── Data shown

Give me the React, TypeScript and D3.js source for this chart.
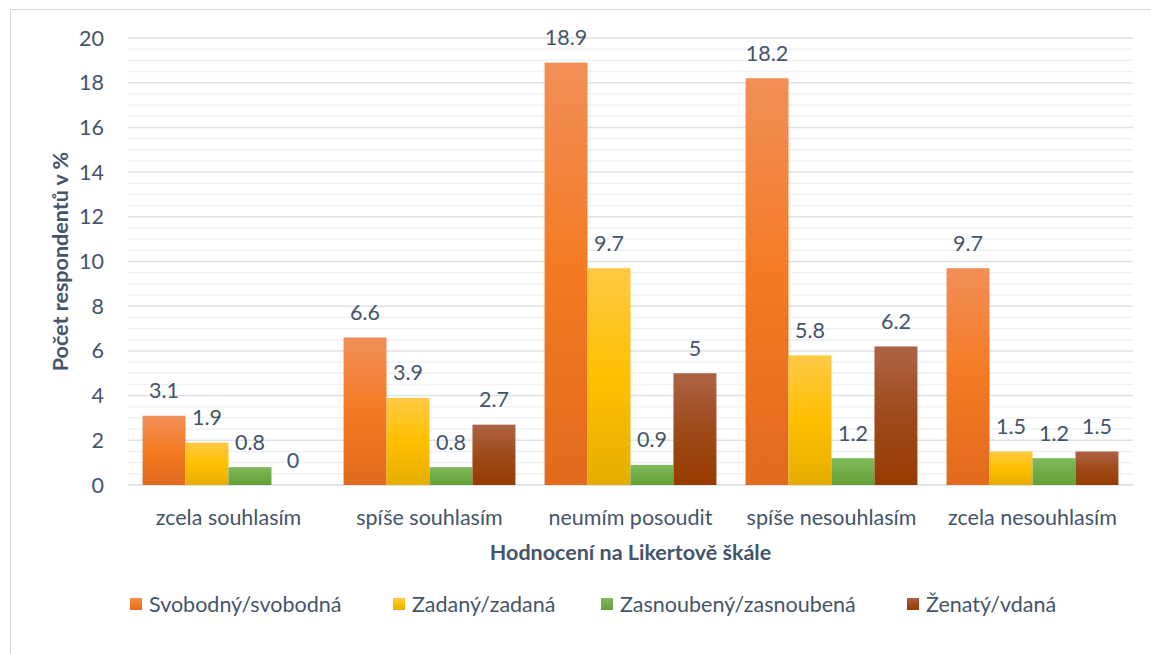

────
── Data shown

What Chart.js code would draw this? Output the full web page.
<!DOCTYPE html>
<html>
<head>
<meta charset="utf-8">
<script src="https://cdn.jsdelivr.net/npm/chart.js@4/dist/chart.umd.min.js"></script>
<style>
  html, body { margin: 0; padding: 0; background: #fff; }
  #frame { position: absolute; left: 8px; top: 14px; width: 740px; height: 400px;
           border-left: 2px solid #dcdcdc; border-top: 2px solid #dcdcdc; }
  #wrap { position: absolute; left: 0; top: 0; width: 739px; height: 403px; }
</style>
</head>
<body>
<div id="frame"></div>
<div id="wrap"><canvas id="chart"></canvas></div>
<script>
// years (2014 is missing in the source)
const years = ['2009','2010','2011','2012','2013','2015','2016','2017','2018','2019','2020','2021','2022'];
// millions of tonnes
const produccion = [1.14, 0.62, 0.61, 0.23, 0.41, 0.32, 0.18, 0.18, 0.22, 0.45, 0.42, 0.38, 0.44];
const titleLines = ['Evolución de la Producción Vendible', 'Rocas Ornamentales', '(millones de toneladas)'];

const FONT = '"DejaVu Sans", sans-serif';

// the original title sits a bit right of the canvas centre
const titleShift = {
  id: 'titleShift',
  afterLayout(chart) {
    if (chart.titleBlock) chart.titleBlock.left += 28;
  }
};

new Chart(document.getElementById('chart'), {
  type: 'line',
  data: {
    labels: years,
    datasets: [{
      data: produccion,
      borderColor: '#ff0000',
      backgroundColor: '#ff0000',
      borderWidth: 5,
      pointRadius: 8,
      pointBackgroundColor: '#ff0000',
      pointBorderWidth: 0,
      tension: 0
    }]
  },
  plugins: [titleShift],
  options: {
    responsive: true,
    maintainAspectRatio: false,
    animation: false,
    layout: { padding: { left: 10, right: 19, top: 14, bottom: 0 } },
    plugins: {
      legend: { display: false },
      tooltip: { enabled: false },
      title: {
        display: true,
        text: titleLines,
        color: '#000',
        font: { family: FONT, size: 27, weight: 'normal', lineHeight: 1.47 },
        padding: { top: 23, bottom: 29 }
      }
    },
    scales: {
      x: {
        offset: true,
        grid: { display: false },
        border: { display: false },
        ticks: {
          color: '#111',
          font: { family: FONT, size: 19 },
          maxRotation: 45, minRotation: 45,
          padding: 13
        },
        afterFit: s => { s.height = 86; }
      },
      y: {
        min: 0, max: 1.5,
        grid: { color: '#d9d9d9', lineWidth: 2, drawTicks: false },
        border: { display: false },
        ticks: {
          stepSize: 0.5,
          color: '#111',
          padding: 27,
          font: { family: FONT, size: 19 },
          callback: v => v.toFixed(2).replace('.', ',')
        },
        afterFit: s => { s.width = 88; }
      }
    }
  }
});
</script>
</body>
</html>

────
── Data shown

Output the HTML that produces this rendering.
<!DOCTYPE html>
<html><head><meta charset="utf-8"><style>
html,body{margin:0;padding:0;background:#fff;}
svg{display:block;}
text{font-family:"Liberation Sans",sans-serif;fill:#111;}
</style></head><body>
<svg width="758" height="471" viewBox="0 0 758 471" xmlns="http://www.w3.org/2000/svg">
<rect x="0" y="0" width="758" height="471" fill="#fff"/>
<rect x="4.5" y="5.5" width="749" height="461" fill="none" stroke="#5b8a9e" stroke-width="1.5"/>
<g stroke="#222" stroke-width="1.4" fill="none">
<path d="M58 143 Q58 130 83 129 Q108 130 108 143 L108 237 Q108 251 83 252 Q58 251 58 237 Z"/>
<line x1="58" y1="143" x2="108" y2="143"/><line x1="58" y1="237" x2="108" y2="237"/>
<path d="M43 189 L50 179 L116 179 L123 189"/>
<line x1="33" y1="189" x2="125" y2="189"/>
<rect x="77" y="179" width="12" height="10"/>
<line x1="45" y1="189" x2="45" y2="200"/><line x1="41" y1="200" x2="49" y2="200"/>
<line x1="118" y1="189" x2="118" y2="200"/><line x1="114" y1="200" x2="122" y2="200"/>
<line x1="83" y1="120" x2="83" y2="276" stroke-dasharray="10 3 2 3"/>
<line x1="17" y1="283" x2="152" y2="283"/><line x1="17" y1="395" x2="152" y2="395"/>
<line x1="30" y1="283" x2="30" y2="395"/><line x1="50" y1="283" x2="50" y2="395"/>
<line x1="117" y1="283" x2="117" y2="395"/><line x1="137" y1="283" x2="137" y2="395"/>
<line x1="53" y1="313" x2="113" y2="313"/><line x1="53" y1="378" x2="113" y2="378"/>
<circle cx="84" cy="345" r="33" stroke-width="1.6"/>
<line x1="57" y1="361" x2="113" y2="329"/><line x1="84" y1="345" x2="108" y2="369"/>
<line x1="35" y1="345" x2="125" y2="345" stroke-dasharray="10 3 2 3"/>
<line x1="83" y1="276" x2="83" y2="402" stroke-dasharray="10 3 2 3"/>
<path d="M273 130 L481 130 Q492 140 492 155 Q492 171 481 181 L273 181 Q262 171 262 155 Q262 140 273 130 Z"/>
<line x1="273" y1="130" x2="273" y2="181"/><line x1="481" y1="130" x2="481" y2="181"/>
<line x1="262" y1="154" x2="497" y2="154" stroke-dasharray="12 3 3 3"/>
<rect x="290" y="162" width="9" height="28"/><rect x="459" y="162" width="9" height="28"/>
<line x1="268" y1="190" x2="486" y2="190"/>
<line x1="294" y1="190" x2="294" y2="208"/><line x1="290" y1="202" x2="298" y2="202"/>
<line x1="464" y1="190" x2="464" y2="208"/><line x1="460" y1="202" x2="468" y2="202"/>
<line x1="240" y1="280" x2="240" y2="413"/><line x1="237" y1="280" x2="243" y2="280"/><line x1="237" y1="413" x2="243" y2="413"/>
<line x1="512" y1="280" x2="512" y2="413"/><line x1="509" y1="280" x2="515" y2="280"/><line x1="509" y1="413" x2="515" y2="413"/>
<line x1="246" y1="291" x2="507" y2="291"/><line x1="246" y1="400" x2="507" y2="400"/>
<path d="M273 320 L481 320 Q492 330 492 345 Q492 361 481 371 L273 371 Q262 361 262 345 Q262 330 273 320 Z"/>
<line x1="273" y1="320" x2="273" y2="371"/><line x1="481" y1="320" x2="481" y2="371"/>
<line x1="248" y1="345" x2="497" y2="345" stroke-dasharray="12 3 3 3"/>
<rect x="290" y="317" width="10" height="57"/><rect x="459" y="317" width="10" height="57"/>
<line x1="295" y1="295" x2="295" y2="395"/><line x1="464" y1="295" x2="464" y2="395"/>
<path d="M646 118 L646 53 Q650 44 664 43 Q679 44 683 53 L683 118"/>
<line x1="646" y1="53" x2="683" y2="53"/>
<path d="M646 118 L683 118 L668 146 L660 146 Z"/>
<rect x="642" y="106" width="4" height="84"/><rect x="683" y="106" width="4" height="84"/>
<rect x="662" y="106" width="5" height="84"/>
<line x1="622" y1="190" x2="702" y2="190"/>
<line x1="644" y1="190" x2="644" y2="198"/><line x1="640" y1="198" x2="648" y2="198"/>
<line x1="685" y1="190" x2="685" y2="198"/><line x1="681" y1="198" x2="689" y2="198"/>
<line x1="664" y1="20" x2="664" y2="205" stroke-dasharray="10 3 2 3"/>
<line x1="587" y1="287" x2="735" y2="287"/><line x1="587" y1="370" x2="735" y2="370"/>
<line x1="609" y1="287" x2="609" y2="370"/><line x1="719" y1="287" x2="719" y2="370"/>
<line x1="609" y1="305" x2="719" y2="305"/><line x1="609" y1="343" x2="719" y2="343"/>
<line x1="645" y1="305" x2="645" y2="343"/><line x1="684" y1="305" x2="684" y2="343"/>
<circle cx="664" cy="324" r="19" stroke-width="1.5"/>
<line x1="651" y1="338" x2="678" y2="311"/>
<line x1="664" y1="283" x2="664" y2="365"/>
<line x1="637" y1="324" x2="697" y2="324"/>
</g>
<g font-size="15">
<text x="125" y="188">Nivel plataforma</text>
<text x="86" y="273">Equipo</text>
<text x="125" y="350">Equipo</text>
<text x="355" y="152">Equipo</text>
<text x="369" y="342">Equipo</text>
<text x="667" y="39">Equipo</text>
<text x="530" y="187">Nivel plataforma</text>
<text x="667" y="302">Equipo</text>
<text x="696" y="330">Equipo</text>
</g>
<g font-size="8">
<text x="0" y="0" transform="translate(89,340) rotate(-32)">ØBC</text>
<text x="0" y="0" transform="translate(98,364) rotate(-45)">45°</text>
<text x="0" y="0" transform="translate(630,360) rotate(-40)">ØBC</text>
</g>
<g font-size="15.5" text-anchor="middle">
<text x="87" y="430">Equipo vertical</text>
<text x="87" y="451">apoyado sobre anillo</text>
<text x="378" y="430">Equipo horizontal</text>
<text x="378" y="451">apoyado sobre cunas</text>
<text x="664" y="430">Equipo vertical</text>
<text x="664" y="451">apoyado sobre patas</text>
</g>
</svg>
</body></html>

────

▶ _Exercise_:
Search the records above for "this". Copy each line where it is found.

▶ _Answer for the task_:
Give me the React, TypeScript and D3.js source for this chart.
What Chart.js code would draw this? Output the full web page.
Output the HTML that produces this rendering.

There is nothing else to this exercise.